Malyuta Skuratov rose to prominence in 1569 for his role in the trial and execution of Prince Vladimir of Staritsa, Ivan IV's only cousin and a possible claimant to the throne of the Tsardom of Russia.

In December 1569, by order of Ivan the Terrible, Malyuta Skuratov strangled a former Metropolitan of Moscow, Philip II (in office: 1566–1568) for his criticism of the Oprichnina.

In January 1571 Skuratov led a punitive expedition against Novgorod, killing thousands of its citizens on suspicion of treason. In 1571 Skuratov was put in charge of the investigation into the causes of the Russian army's defeat by the army of the Crimean Khan Devlet I Giray.

Malyuta Skuratov was killed during the siege of Weissenstein (present-day Paide in Estonia) in the Livonian War in 1573. He lies buried near the grave of his father Lukian Afanasyevich Belskiy in the Joseph-Volokolamsk Monastery.

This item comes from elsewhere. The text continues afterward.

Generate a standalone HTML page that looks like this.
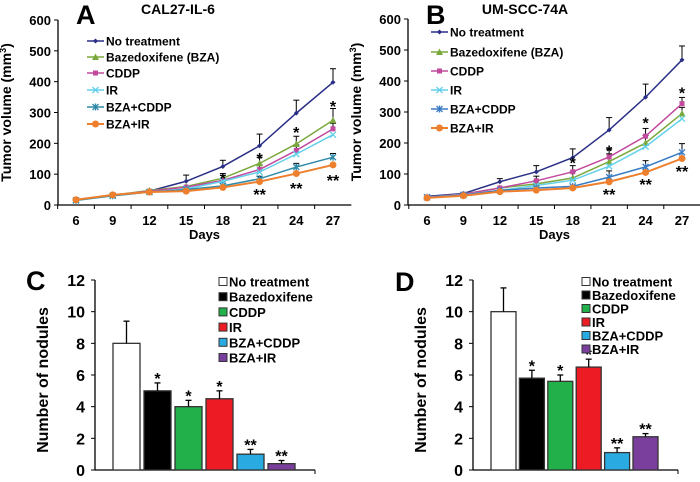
<!DOCTYPE html>
<html><head><meta charset="utf-8"><style>
body{margin:0;background:#fff}
svg{display:block;font-family:"Liberation Sans",Arial,sans-serif;font-weight:bold}
</style></head><body>
<svg id="fig" width="700" height="482" viewBox="0 0 700 482"></svg>
<script>
const days=[6,9,12,15,18,21,24,27];
const yTicksLine=[0,100,200,300,400,500,600];
const seriesNames=["No treatment","Bazedoxifene (BZA)","CDDP","IR","BZA+CDDP","BZA+IR"];
const A_no=[17,32,45,77,125,192,298,398];
const A_bza=[17,32,47,60,87,135,198,275];
const A_cddp=[17,32,45,58,80,115,177,247];
const A_ir=[15,30,42,52,77,107,165,228];
const A_bzacddp=[15,30,42,50,62,85,123,155];
const A_bzair=[17,33,42,45,57,76,102,130];
const A_noErr=[0,0,5,20,20,38,42,44];
const A_bzaErr=[0,0,0,0,15,20,25,38];
const A_cddpErr=[0,0,0,0,0,15,18,18];
const A_bzacddpErr=[0,0,0,0,0,8,12,12];
const B_no=[28,37,75,107,153,242,348,468];
const B_bza=[25,35,55,68,87,140,200,295];
const B_cddp=[25,35,55,78,107,155,222,327];
const B_ir=[25,33,47,63,80,125,188,278];
const B_bzacddp=[25,32,47,55,60,90,123,170];
const B_bzair=[23,30,43,48,55,75,105,150];
const B_noErr=[0,0,10,20,28,40,42,45];
const B_bzaErr=[0,0,0,10,20,25,25,20];
const B_cddpErr=[0,0,0,15,20,25,25,20];
const B_bzacddpErr=[0,0,0,0,0,20,20,28];
const barCats=["No treatment","Bazedoxifene","CDDP","IR","BZA+CDDP","BZA+IR"];
const yTicksBar=[0,2,4,6,8,10,12];
const C_vals=[8,5,4,4.5,1,0.4];
const C_err=[1.4,0.5,0.4,0.5,0.3,0.2];
const C_stars=["","*","*","*","**","**"];
const D_vals=[10,5.8,5.6,6.5,1.1,2.1];
const D_err=[1.5,0.5,0.4,0.5,0.3,0.2];
const D_stars=["","*","*","*","**","**"];

const NS="http://www.w3.org/2000/svg";
const svg=document.getElementById('fig');
function mk(tag,attrs,parent,text){const e=document.createElementNS(NS,tag);for(const k in attrs)e.setAttribute(k,attrs[k]);if(text!==undefined)e.textContent=text;(parent||svg).appendChild(e);return e;}

function lineChart(o){
  const g=mk('g',{});
  
  
  const x=d=>o.x0+(d-6)/21*(o.x1-o.x0);
  const y=v=>o.y0-v/600*(o.y0-o.yTop);
  const step=(o.x1-o.x0)/7;
  let ax=mk('line',{x1:o.ax,y1:o.yTop,x2:o.ax,y2:o.y0,stroke:'#000','stroke-width':1.3},g);
  
  let bx=mk('line',{x1:o.ax,y1:o.y0,x2:o.x1+step/2,y2:o.y0,stroke:'#000','stroke-width':1.3},g);
  
  yTicksLine.forEach(t=>{mk('line',{x1:o.ax-4,x2:o.ax,y1:y(t),y2:y(t),stroke:'#000'},g);
    const tl=mk('text',{x:o.ax-7,y:y(t)+5,'text-anchor':'end','font-size':13},g,t);
    });
  for(let i=0;i<=7;i++){const tx=o.x0-step/2+i*step;mk('line',{x1:tx,x2:tx,y1:o.y0,y2:o.y0+4,stroke:'#000'},g);}
  days.forEach(d=>{const tl=mk('text',{x:x(d),y:o.y0+20,'text-anchor':'middle','font-size':13},g,d);
    });
  let xt=mk('text',{x:(o.x0+o.x1)/2,y:o.y0+34,'text-anchor':'middle','font-size':13},g,'Days');
  
  let yt=mk('text',{transform:`translate(${o.ax-47},${(o.y0+o.yTop)/2}) rotate(-90)`,'text-anchor':'middle','font-size':14},g);
  
  yt.innerHTML='Tumor volume (mm<tspan dy="-5" font-size="9">3</tspan><tspan dy="5">)</tspan>';
  let tt=mk('text',{x:o.titleX,y:14,'text-anchor':'middle','font-size':14},g,o.title);
  
  let pl=mk('text',{x:o.letterX,y:24,'font-size':27,'font-weight':'bold'},g,o.letter);
  
  o.errs.forEach(([vals,err])=>vals.forEach((v,i)=>{if(!err[i])return;const xx=x(days[i]);
    mk('line',{x1:xx,x2:xx,y1:y(v),y2:y(v+err[i]),stroke:'#000','stroke-width':1},g);
    mk('line',{x1:xx-3,x2:xx+3,y1:y(v+err[i]),y2:y(v+err[i]),stroke:'#000','stroke-width':1},g);}));
  o.series.forEach((s,si)=>{
    const sg=mk('g',{},g);
    
    mk('polyline',{points:s.vals.map((v,i)=>x(days[i])+','+y(v)).join(' '),fill:'none',stroke:s.color,'stroke-width':s.w||1.5},sg);
    s.vals.forEach((v,i)=>marker(sg,s.marker,x(days[i]),y(v),s.color));
    const ly=o.legY[si];
    const lg=mk('g',{},g);
    
    mk('line',{x1:o.legX,x2:o.legX+17,y1:ly,y2:ly,stroke:s.color,'stroke-width':s.w||1.5},lg);
    marker(lg,s.marker,o.legX+8.5,ly,s.color);
    mk('text',{x:o.legX+19,y:ly+4.5,'font-size':12},lg,seriesNames[si]);
  });
  o.stars.forEach(([d,v,t])=>{const st=mk('text',{x:x(d),y:y(v),'text-anchor':'middle','font-size':16},g,t);
    });
}
function marker(p,m,cx,cy,c){
  if(m==='dia')mk('path',{d:`M${cx-2.5},${cy}L${cx},${cy-2.5}L${cx+2.5},${cy}L${cx},${cy+2.5}Z`,fill:c},p);
  else if(m==='tri')mk('path',{d:`M${cx-3.5},${cy+3}L${cx+3.5},${cy+3}L${cx},${cy-3.5}Z`,fill:c},p);
  else if(m==='sq')mk('rect',{x:cx-2.5,y:cy-2.5,width:5,height:5,fill:c},p);
  else if(m==='x')mk('path',{d:`M${cx-3},${cy-3}L${cx+3},${cy+3}M${cx-3},${cy+3}L${cx+3},${cy-3}`,stroke:c,'stroke-width':1.3},p);
  else if(m==='star')mk('path',{d:`M${cx-3},${cy-3}L${cx+3},${cy+3}M${cx-3},${cy+3}L${cx+3},${cy-3}M${cx},${cy-3.5}L${cx},${cy+3.5}`,stroke:c,'stroke-width':1.3},p);
  else if(m==='dot')mk('circle',{cx,cy,r:3.5,fill:c},p);
}
lineChart({name:'chart-a',letter:'A',letterX:76,title:'CAL27-IL-6',titleX:178,ax:58,x0:76,x1:333,y0:205,yTop:20,
  legX:87,legY:[41,57,73,90,107,124],
  series:[{key:'no-treatment',vals:A_no,color:'#2a2f86',marker:'dia'},{key:'bza',vals:A_bza,color:'#7aa83c',marker:'tri'},
    {key:'cddp',vals:A_cddp,color:'#c24a9e',marker:'sq'},{key:'ir',vals:A_ir,color:'#63d0ea',marker:'x'},
    {key:'bza-cddp',vals:A_bzacddp,color:'#2e8aa8',marker:'star'},{key:'bza-ir',vals:A_bzair,color:'#ee7f2d',marker:'dot',w:2}],
  errs:[[A_no,A_noErr],[A_bza,A_bzaErr],[A_cddp,A_cddpErr],[A_bzacddp,A_bzacddpErr]],
  stars:[[18,68,'*'],[21,133,'*'],[24,217,'*'],[27,302,'*'],[21,16,'**'],[24,36,'**'],[27,62,'**']]});
lineChart({name:'chart-b',letter:'B',letterX:426,title:'UM-SCC-74A',titleX:525,ax:408,x0:427,x1:682,y0:205,yTop:19,
  legX:431,legY:[32,52,71,90,109,128],
  series:[{key:'no-treatment',vals:B_no,color:'#2a2f86',marker:'dia'},{key:'bza',vals:B_bza,color:'#7aa83c',marker:'tri'},
    {key:'cddp',vals:B_cddp,color:'#c24a9e',marker:'sq'},{key:'ir',vals:B_ir,color:'#63d0ea',marker:'x'},
    {key:'bza-cddp',vals:B_bzacddp,color:'#3a7cc4',marker:'star'},{key:'bza-ir',vals:B_bzair,color:'#ee7f2d',marker:'dot',w:2}],
  errs:[[B_no,B_noErr],[B_bza,B_bzaErr],[B_cddp,B_cddpErr],[B_bzacddp,B_bzacddpErr]],
  stars:[[18,117,'*'],[21,156,'*'],[24,246,'*'],[27,343,'*'],[21,16,'**'],[24,49,'**'],[27,91,'**']]});

const barColors=['#ffffff','#000000','#22b04b','#ed1c24','#29abe2','#7a3f9d'];
function barChart(o){
  const g=mk('g',{});
  
  const y=v=>o.y0-v/12*(o.y0-o.yTop);
  let ya=mk('line',{x1:o.ax,x2:o.ax,y1:o.yTop,y2:o.y0,stroke:'#000','stroke-width':1.3},g);
  
  let xa=mk('line',{x1:o.ax,x2:o.axEnd,y1:o.y0,y2:o.y0,stroke:'#000','stroke-width':1.3},g);
  
  mk('line',{x1:o.axEnd,x2:o.axEnd,y1:o.y0,y2:o.y0+4,stroke:'#000'},g);
  yTicksBar.forEach(t=>{mk('line',{x1:o.ax-4,x2:o.ax,y1:y(t),y2:y(t),stroke:'#000'},g);
    const tl=mk('text',{x:o.ax-10,y:y(t)+6,'text-anchor':'end','font-size':16},g,t);
    });
  let yt=mk('text',{transform:`translate(${o.ax-47},${(o.y0+o.yTop)/2+5}) rotate(-90)`,'text-anchor':'middle','font-size':16},g,'Number of nodules');
  
  let pl=mk('text',{x:o.letterX,y:o.letterY,'font-size':27},g,o.letter);
  
  o.vals.forEach((v,i)=>{
    const bx=o.b0+i*o.pitch;
    const r=mk('rect',{x:bx,y:y(v),width:o.bw,height:o.y0-y(v),fill:barColors[i],stroke:'#333','stroke-width':1.3},g);
    
    
    const cx=bx+o.bw/2,te=y(v+o.err[i]);
    mk('line',{x1:cx,x2:cx,y1:y(v),y2:te,stroke:'#000','stroke-width':1.3},g);
    mk('line',{x1:cx-3,x2:cx+3,y1:te,y2:te,stroke:'#000','stroke-width':1.3},g);
    if(o.stars[i]){const st=mk('text',{x:cx,y:te+1,'text-anchor':'middle','font-size':16},g,o.stars[i]);
      }
    const lg=mk('g',{},g);
    
    const ly=o.legY0+i*o.legStep;
    mk('rect',{x:o.legX,y:ly-4.5,width:8,height:8,fill:barColors[i],stroke:'#333','stroke-width':1},lg);
    mk('text',{x:o.legX+10,y:ly+4.5,'font-size':13},lg,barCats[i]);
  });
}
barChart({name:'chart-c',letter:'C',letterX:26,letterY:290,ax:95,axEnd:315,y0:470,yTop:280,b0:113,pitch:31,bw:27,
  vals:C_vals,err:C_err,stars:C_stars,legX:219,legY0:282,legStep:15.2});
barChart({name:'chart-d',letter:'D',letterX:395,letterY:291,ax:473,axEnd:678,y0:470,yTop:280,b0:491,pitch:28.4,bw:25,
  vals:D_vals,err:D_err,stars:D_stars,legX:582,legY0:282,legStep:13.5});
</script>
</body></html>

One of Skuratov's daughters, Maria Grigorievna, married the boyar Boris Godunov in 1570 and thus became Tsaritsa as the consort of Godunov in 1598. His other daughter, Yekaterina Grigorievna Shuiskaya, who poisoned Mikhail Skopin-Shuisky in 1610, married Prince Dmitry Ivanovich Skopin-Shuisky in 1572.

== Media ==

=== Movies ===
- The Wings of a Serf (1927; portrayed by Ivan Kachalov)
- Ivan the Terrible (1944/1958; portrayed by Mikhail Zharov)
- Tsar Ivan the Terrible (1991; portrayed by Andrey Martynov)
- Tsar (2009; portrayed by Yury Kuznetsov)

===Literature===
- The Master and Margarita by Mikhail Bulgakov: in the chapter entitled "Satan's Great Ball", Bulgakov makes a passing but arguably important reference to the figure of Skuratov.